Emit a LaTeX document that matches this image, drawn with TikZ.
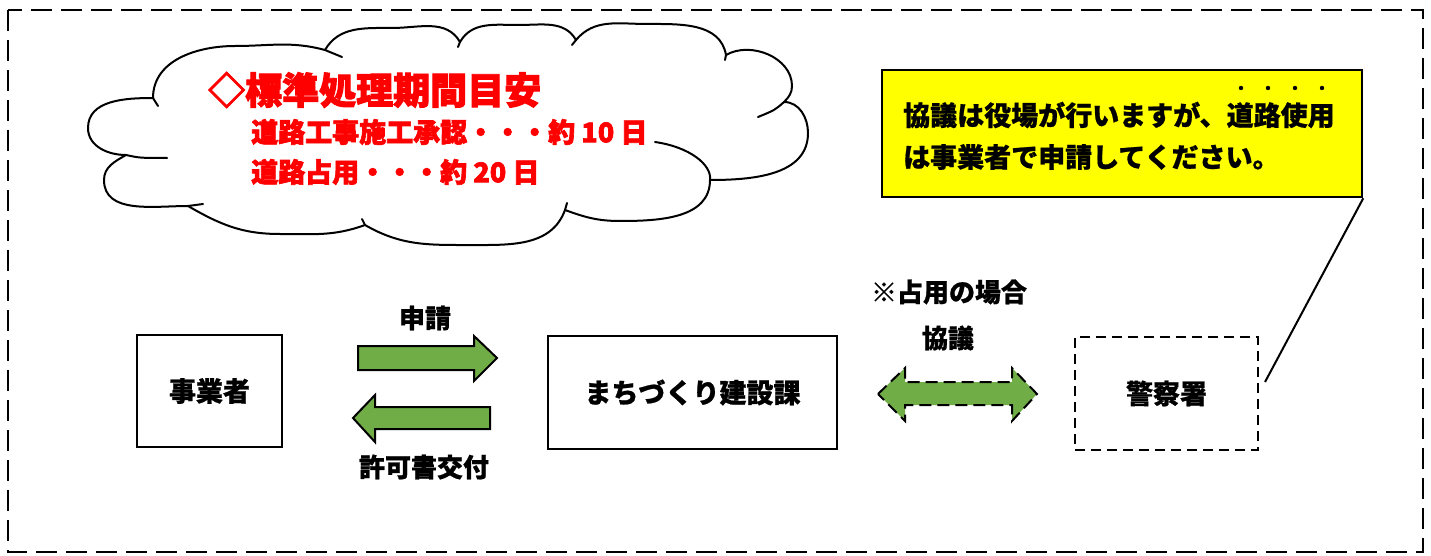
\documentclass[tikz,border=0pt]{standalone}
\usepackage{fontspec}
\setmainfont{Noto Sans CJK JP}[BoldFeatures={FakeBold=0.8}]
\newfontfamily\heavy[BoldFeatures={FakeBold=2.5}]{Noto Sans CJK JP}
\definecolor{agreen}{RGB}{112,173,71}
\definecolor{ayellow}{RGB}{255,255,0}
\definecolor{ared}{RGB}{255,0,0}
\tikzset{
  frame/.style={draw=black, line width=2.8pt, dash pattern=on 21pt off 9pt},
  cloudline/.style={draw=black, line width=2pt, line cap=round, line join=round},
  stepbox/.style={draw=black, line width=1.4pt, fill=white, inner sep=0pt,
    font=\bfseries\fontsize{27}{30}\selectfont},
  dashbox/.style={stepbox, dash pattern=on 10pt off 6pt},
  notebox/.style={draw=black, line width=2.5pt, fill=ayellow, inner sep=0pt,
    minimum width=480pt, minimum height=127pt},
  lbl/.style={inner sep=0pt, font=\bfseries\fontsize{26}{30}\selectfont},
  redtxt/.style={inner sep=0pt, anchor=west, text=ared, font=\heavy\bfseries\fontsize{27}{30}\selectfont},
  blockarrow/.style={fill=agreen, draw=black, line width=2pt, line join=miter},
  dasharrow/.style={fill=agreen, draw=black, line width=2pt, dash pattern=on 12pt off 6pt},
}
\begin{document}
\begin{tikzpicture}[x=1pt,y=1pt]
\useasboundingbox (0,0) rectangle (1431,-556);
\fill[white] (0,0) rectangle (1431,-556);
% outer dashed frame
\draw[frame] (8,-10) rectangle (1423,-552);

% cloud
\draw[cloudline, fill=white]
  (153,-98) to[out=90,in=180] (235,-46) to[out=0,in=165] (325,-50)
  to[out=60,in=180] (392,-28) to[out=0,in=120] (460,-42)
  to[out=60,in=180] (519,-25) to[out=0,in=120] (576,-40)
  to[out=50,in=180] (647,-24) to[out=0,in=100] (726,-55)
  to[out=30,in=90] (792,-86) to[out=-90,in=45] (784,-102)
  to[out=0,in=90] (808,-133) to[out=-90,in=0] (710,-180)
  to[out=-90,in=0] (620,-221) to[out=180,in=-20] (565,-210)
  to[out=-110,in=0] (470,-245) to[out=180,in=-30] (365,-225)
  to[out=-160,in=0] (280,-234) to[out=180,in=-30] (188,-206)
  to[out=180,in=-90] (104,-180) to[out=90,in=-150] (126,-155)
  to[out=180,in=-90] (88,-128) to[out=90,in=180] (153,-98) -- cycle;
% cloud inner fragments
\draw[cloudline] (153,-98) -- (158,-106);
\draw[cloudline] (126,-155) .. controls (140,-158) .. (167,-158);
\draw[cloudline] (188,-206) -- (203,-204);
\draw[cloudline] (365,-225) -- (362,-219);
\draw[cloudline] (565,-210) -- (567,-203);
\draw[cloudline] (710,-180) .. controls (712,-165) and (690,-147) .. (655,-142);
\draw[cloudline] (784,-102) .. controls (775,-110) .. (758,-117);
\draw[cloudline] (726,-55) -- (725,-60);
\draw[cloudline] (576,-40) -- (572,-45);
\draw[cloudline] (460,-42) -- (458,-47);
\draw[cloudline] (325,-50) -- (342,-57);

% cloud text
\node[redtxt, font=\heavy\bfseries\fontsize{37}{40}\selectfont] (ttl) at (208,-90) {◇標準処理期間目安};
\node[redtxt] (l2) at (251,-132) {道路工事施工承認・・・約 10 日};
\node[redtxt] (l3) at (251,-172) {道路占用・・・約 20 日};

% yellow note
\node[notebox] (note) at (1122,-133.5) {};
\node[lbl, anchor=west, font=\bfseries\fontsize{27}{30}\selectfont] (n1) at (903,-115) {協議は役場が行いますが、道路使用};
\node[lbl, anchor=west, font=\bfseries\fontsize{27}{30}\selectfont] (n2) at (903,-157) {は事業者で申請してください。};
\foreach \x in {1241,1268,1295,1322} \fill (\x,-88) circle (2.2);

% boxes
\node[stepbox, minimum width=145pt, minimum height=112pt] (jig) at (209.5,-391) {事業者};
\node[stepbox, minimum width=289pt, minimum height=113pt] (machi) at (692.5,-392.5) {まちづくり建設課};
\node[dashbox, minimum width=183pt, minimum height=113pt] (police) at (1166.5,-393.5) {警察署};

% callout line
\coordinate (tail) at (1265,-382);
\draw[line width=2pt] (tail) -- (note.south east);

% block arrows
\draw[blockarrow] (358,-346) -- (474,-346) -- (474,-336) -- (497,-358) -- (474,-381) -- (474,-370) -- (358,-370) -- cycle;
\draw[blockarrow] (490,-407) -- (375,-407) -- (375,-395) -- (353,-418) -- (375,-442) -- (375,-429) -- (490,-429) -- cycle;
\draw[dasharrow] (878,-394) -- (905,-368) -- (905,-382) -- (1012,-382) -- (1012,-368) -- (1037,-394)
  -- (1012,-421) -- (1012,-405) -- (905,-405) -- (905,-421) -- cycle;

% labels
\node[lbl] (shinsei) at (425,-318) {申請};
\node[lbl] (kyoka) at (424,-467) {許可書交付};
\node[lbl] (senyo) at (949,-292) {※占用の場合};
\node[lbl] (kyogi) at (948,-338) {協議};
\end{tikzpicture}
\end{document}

········

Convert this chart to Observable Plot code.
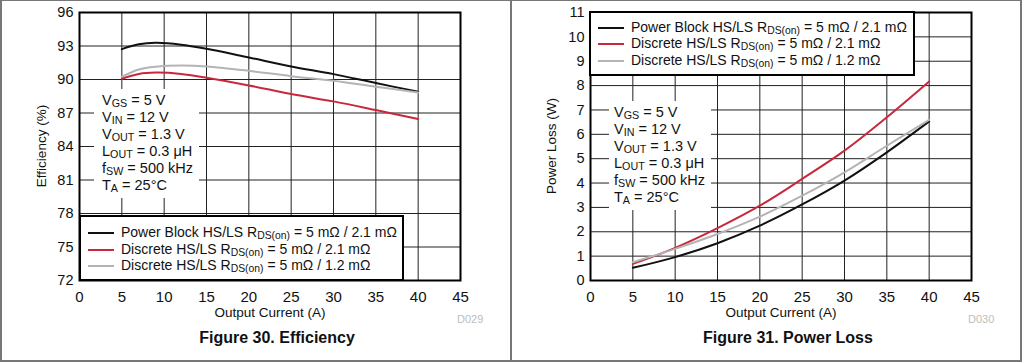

········

## Task requirements
Your answer should be a single number: the count of lines containing the word "this".

## Task solution
2